General|5.3 MIN READ|Updated on: 12 February 2024|Written by: Mohamed Hassan


Real estate is one of the most profitable investments as it is well known to many successful investors around the globe because the demand for those who need shelters will remain high. The income that comes from these investments are always in demand that the number of investors looking into the industry are in line for all the properties that they can invest. The question that most investors end up asking themselves is the ability to evaluate the property whether it is for sale or rent. Here is the guideline on how you can value your property and be able to compete in the market.

SALES COMPARISON APPROACH (SCA)

The sales comparison approach is one of the most common methods you can use when you are looking to pursue the value of your real estate. It entails a comparison of similar property (households for sale or rent) that have previously been sold in a given period of time.

As an investor, you would like pursue an SCA over a considerable span of time to ascertain the emerging market trends. You should realize that the SCA relies on attributes to fix a value that is relative to property falling in the same category under your own category as well. The value of the property is calculated based on square foot per foot is a simple metric that you as an investor ought to understand better and use it later to arrive at an estimated value of the property.

You should also put into consideration that SCA is generic which means that each home for sale or rent that has some kind of element of uniqueness that cannot always be quantifiable. Once you realize that both buyers and sellers have varied preferences and desires they are looking to pursue and obtain. It will be understood that SCA is just a baseline or an opinion that you should not assume to be the most perfect way to predict or be able to value your property.

CAPITAL ASSET PRICING MODEL

Capital Asset Pricing Model (CAPM) is a method that you can use to value your property in a comprehensible way. This method introduces risk and opportunity cost concepts in relation to the real estate itself.

With this method, you will be required to look at the possible return on investment (ROI) which can derive from the rental earnings and can be compared to other investments that would be considered less risky compared to other real estate investments that can be made. The example made below is based on the formula that is used to calculate the return of your asset with the possible risk that can occur:

The main concept with this method is in the case that the investor would need two kinds of compensation. The two kinds of compensation that the investor considers under this method would be the value of time and money as well as the risk that can be taken. The formula above shows the rate of the risk as a representative of the time value of money. Therefore, CAPM can compensate the potential property owner for any form of investment over a specific period of time.

The summary of this method is that the expected return on the risk-free investment is more than the return on investment that can be made from rental income. There should be no financial sense that can be made to embark on taking the risk of your rental property. For example, if the property for sale is never similar but the location and time of the property has been on the market are also tremendously important factors to put into consideration. The two factors will determine the cost of maintenance and safety of the buyer or tenants respectively. For that specific reason, CAPM enables the investor to determine the returns of their investment when you are considering putting your money at risk.

INCOME APPROACH

The income approach targets potential income from rented premises in relation to your investment. If you are looking forward to investing in commercial real estate, the income approach can be the best method for you. The income approach depends solely on yearly capitalization rate for your investment. The rate in question is a projection of the annual income (gross rent) multiplier which is then divided by the prevailing value of your property.

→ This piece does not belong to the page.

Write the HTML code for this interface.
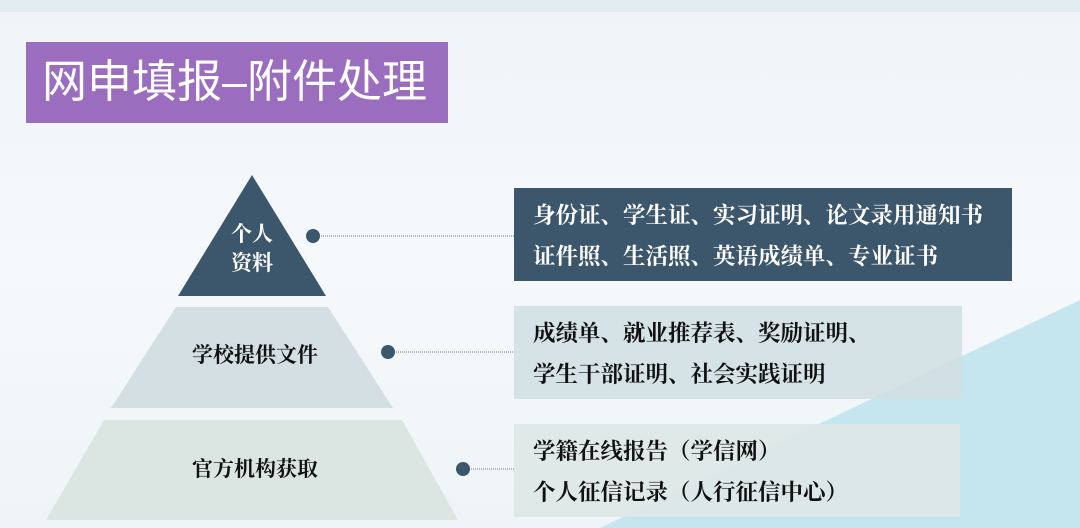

For instance, if your rental property costs about $100,000 to purchase and your anticipated monthly rental income would be $1000, you can work out your annual capitalization rate with this equation as follows:

12,000 ($1000 x 12 months) ÷ $100,000=0.12 or 12 percent

The equation above is simply based on the assumption that there is no interest expenses imposed on the mortgage. In addition, the future income from the rent may seem less or more compared to the current income gained from rent.

COST APPROACH

The cost approach can be used to determine the value of the real estate in connection to the purpose of the property that it was intended. The value of the estimated property is combined by the land value and the depreciation value that can be based on any improvements that have been made. In this case, the appraisers use the principle of “Highest and the best” to make such a summary of the cost approach regarding your real estate property. The method is actually applied more often to find the value of a vacant land. This cost approach method can be implied when you are planning to purchase a barren land to develop such real estate properties such as apartments, where the real value of that can be determined by how you are going to use that land for the specific project.

For example, if you are looking to purchase a land that would be near an oil field, the best way to utilize the land is actually by not constructing apartments but actually using the land to expand drilling rights with the aim of discovering more oil in the process. On the other hand, property zoning could be another factor that you can choose from regarding finding the value of your property. If the property is not zoned for residential purposes then it is likely that the value would go down due to the expenses of the developer that will incur and zone it. This is the kind of property that is recommended for newer projects rather than the older properties.

When you have first-hand information about all these methods, you would have a better idea what is suitable as the owner of the property can be comfortable and have the ability to bargain on any of the methods that have been discussed above. With all this information provided, you can consider yourself a step ahead towards the right direction into venturing within the real estate business without having any further concerns.